REQUIREMENTS: Every line of the material is to be quoted verbatim, minus the pictures.

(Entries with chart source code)
===============

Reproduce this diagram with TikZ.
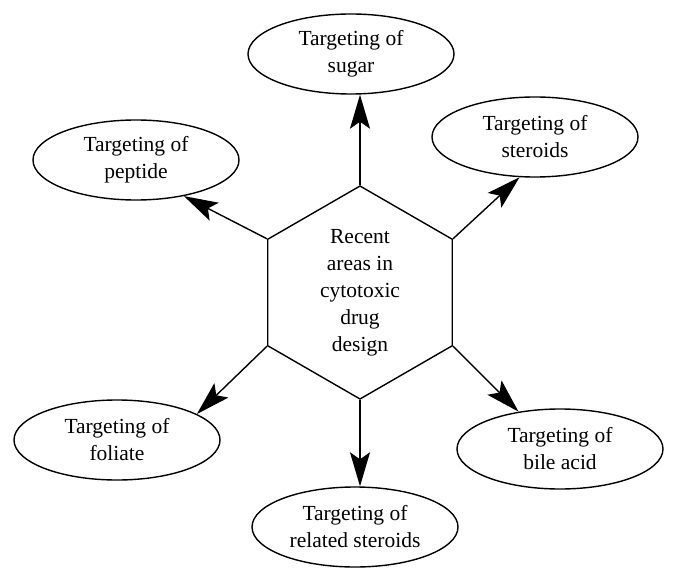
\documentclass[tikz,border=0pt]{standalone}
\usepackage{fontspec}
\setmainfont{Liberation Serif}
\usetikzlibrary{shapes.geometric,arrows.meta}

\begin{document}
\begin{tikzpicture}[x=1pt,y=1pt,
  font=\fontsize{21.5}{27}\selectfont,
  hub/.style={draw,line width=1.4pt,regular polygon,regular polygon sides=6,
              shape border rotate=30,minimum size=213pt,inner sep=0pt,
              align=center},
  leaf/.style={draw,line width=1.4pt,ellipse,minimum width=206pt,
               minimum height=80pt,inner sep=0pt,align=center},
  ar/.style={-{Stealth[length=34pt,width=20pt,inset=7pt]},line width=1.4pt}]
  \useasboundingbox (0,0) rectangle (677,582);

  \node[hub] (hex) at (360,289.5) {Recent\\areas in\\cytotoxic\\drug\\design};

  \node[leaf] (sugar)    at (351,528) {Targeting of\\sugar};
  \node[leaf] (steroids) at (535,445) {Targeting of\\steroids};
  \node[leaf] (peptide)  at (136,422) {Targeting of\\peptide};
  \node[leaf] (foliate)  at (117,142) {Targeting of\\foliate};
  \node[leaf] (bile)     at (560,133) {Targeting of\\bile acid};
  \node[leaf] (related)  at (355,55)  {Targeting of\\related steroids};

  \draw[ar] (hex.90)  -- (hex.90 |- sugar.south);
  \draw[ar] (hex.270) -- (hex.270 |- related.north);
  \foreach \c/\t in {150/peptide.-37,30/steroids.-111,210/foliate.18,330/bile.138}
    \draw[ar] (hex.\c) -- (\t);
\end{tikzpicture}
\end{document}
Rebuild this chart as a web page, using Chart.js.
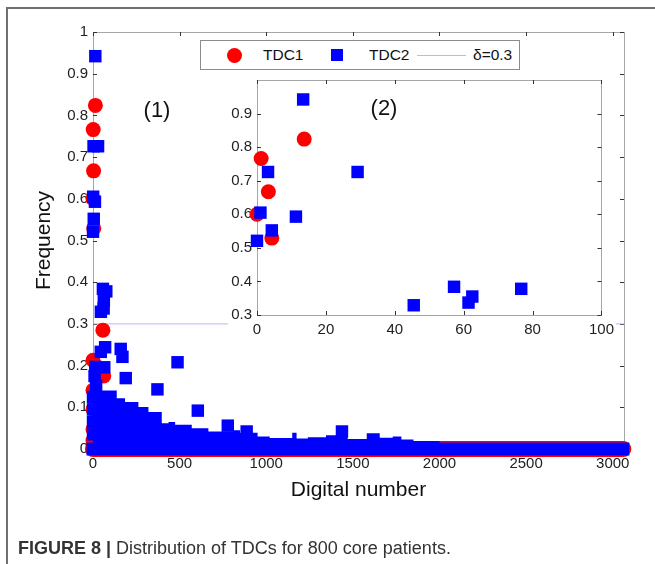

===============

CORRECT RESPONSE:
Reproduce this diagram with TikZ.
\documentclass[tikz,border=0pt]{standalone}
\usepackage{fontspec}
\setmainfont{Liberation Serif}
\usetikzlibrary{shapes.geometric,arrows.meta}

\begin{document}
\begin{tikzpicture}[x=1pt,y=1pt,
  font=\fontsize{21.5}{27}\selectfont,
  hub/.style={draw,line width=1.4pt,regular polygon,regular polygon sides=6,
              shape border rotate=30,minimum size=213pt,inner sep=0pt,
              align=center},
  leaf/.style={draw,line width=1.4pt,ellipse,minimum width=206pt,
               minimum height=80pt,inner sep=0pt,align=center},
  ar/.style={-{Stealth[length=34pt,width=20pt,inset=7pt]},line width=1.4pt}]
  \useasboundingbox (0,0) rectangle (677,582);

  \node[hub] (hex) at (360,289.5) {Recent\\areas in\\cytotoxic\\drug\\design};

  \node[leaf] (sugar)    at (351,528) {Targeting of\\sugar};
  \node[leaf] (steroids) at (535,445) {Targeting of\\steroids};
  \node[leaf] (peptide)  at (136,422) {Targeting of\\peptide};
  \node[leaf] (foliate)  at (117,142) {Targeting of\\foliate};
  \node[leaf] (bile)     at (560,133) {Targeting of\\bile acid};
  \node[leaf] (related)  at (355,55)  {Targeting of\\related steroids};

  \draw[ar] (hex.90)  -- (hex.90 |- sugar.south);
  \draw[ar] (hex.270) -- (hex.270 |- related.north);
  \foreach \c/\t in {150/peptide.-37,30/steroids.-111,210/foliate.18,330/bile.138}
    \draw[ar] (hex.\c) -- (\t);
\end{tikzpicture}
\end{document}
Rebuild this chart as a web page, using Chart.js.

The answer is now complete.